In this un-America that has become nicknamed "Zombieland," the four of them travel west to California where the girls dream of hitting Pacific Playland, an amusement park. It's the girls' lofty desire to be like kids again for a day. Yet it's really a numbskull move to turn on the park lights is like sound-alarming the zombies to come to a feeding. Tallahassee has a much more practical pet dream the quest to find and eat some Twinkies, which becomes a righteous movie-long running gag.

It is really a pit-stop in a Beverly Hills celebrity home where the movie gets some vulgar-meets-sophisticated laughs surprise cameo alert, but the mansion scenes overstay their welcome. Without a doubt, this kind of movie must lead up to either a mansion siege or a playland shoot 'em up, but it's not hard to guess which avenue the movie will take considering the foreshadowing (do you really think the movie will end anywhere but the amusement park?).


Despite being annoyingly contrived, the climactic action kinetics are nearly as outrageously over-the-top as something like "Desperado," with Tallahassee riding rollercoasters while popping caps in what is a raucous extermination derby.

The film is directed by a relative unknown named Ruben Fleischer who, if anything, gets the pillaged-city look down pat he could have been a candidate to direct a bloody action exploitation version of Cormac McCarthy's "The Road." He also demonstrates a master showman's use of slow-motion.

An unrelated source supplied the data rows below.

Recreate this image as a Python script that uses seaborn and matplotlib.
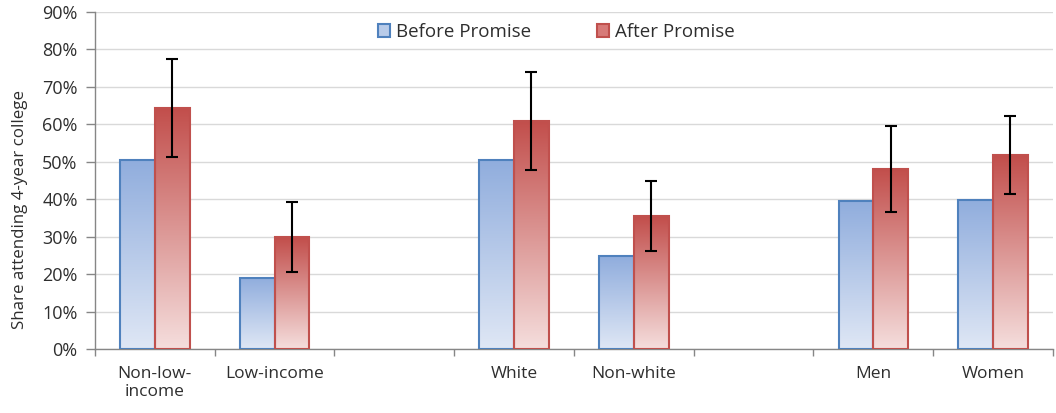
import numpy as np
import pandas as pd
import matplotlib.pyplot as plt
import matplotlib.ticker as mticker
from matplotlib.colors import LinearSegmentedColormap
from matplotlib.patches import Patch
import seaborn as sns

categories = ["Non-low-\nincome", "Low-income", "gap1", "White", "Non-white", "gap2", "Men", "Women"]
groups = ["Non-low-\nincome", "Low-income", "White", "Non-white", "Men", "Women"]
before = [0.505, 0.190, 0.505, 0.248, 0.395, 0.398]
after = [0.644, 0.299, 0.609, 0.355, 0.481, 0.518]
after_err = [0.130, 0.093, 0.131, 0.094, 0.115, 0.104]

df = pd.DataFrame({
    "group": groups * 2,
    "period": ["Before Promise"] * len(groups) + ["After Promise"] * len(groups),
    "share": before + after,
})

sns.set_theme(style="white")
plt.rcParams["font.family"] = ["Open Sans", "DejaVu Sans"]
TXT = "#2e2e2e"

BLUE_EDGE, RED_EDGE = "#4f81bd", "#c0504d"
blue_cm = LinearSegmentedColormap.from_list("b", ["#dfe7f5", "#90addd"])
red_cm = LinearSegmentedColormap.from_list("r", ["#f5dedd", "#c24e4b"])

fig = plt.figure(figsize=(10.56, 4.13), dpi=100)
ax = fig.add_axes([0.09, 0.155, 0.907, 0.816])

sns.barplot(data=df, x="group", y="share", hue="period", order=categories,
            hue_order=["Before Promise", "After Promise"], width=0.58,
            palette=["#b8cbe9", "#dc9896"], ax=ax, legend=False, zorder=2)

# gradient fill, clipped to each bar
grad = np.linspace(0, 1, 256).reshape(-1, 1)
red_x = []
for p in ax.patches:
    h = p.get_height()
    if np.isnan(h) or h == 0:
        continue
    x0, w = p.get_x(), p.get_width()
    is_red = p.get_facecolor()[0] > 0.7 and p.get_facecolor()[2] < 0.7
    cm = red_cm if is_red else blue_cm
    im = ax.imshow(grad, cmap=cm, origin="lower", aspect="auto",
                   extent=[x0, x0 + w, 0, h], zorder=2)
    im.set_clip_path(p)
    p.set_facecolor("none")
    p.set_edgecolor(RED_EDGE if is_red else BLUE_EDGE)
    p.set_linewidth(1.5)
    p.set_zorder(3)
    if is_red:
        red_x.append(x0 + w / 2)

red_x.sort()
ax.errorbar(red_x, after, yerr=after_err, fmt="none",
            ecolor="black", elinewidth=1.5, capsize=4, capthick=1.5, zorder=4)

ax.set_xlim(-0.5, len(categories) - 0.5)
ax.set_ylim(0, 0.9)
ax.yaxis.set_major_locator(mticker.MultipleLocator(0.1))
ax.yaxis.set_major_formatter(mticker.PercentFormatter(1.0, decimals=0))
ax.grid(axis="y", color="#d9d9d9", linewidth=1, zorder=0)
ax.set_axisbelow(True)

# tick marks sit between categories, labels in the middle
ax.set_xticks(np.arange(-0.5, len(categories), 1.0))
ax.set_xticklabels([])
ax.set_xticks(range(len(categories)), minor=True)
ax.set_xticklabels([c if not c.startswith("gap") else "" for c in categories], minor=True)
ax.tick_params(axis="x", which="major", length=5, width=1, color="#868686", direction="out", bottom=True)
ax.tick_params(axis="x", which="minor", length=0, pad=12, labelsize=12.5, labelcolor=TXT)
ax.tick_params(axis="y", which="major", length=6.5, width=1, color="#868686", left=True,
               labelsize=13, labelcolor=TXT, pad=6)
ax.set_xlabel("")
ax.set_ylabel("Share attending 4-year college", fontsize=12.2, color=TXT)
ax.yaxis.set_label_coords(-0.07, 0.415)

for s in ["top", "right"]:
    ax.spines[s].set_visible(False)
for s in ["left", "bottom"]:
    ax.spines[s].set_color("#868686")
    ax.spines[s].set_linewidth(1)

handles = [Patch(facecolor="#b8cbe9", edgecolor=BLUE_EDGE, linewidth=1.5, label="Before Promise"),
           Patch(facecolor="#d77a78", edgecolor=RED_EDGE, linewidth=1.5, label="After Promise")]
ax.legend(handles=handles, loc="center", bbox_to_anchor=(0.482, 0.94), ncol=2, frameon=False,
          fontsize=13.5, handlelength=0.64, handleheight=0.64, handletextpad=0.32,
          columnspacing=3.5, labelcolor=TXT)

fig.savefig("out.png", dpi=100, facecolor="white")
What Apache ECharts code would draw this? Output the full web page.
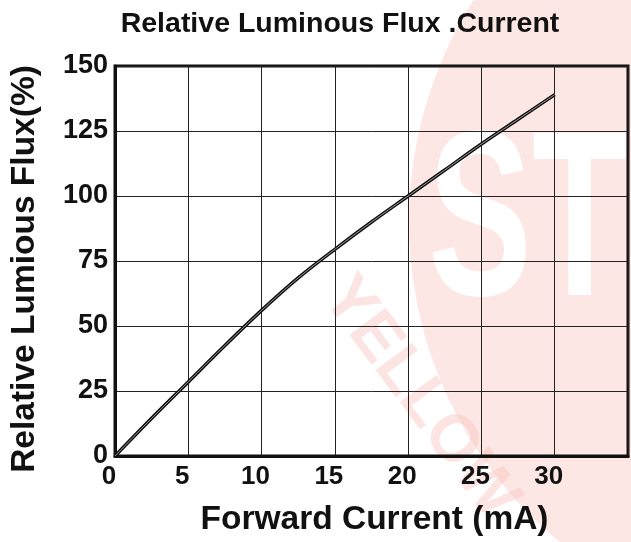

But according to the press notes the only zombie movie Fleischer had ever seen, prior to reading the "Zombieland" script, was "28 Days Later." As soon as he was hired as director, he watched a great deal of other zombie movies so he would be prepared to give his audience what they'd expect from the genre. Even so, there are not 'nuff zombies. And while the movie has a rockin' beginning, and a rollicking nut-up ending, it has some serious middle act problems.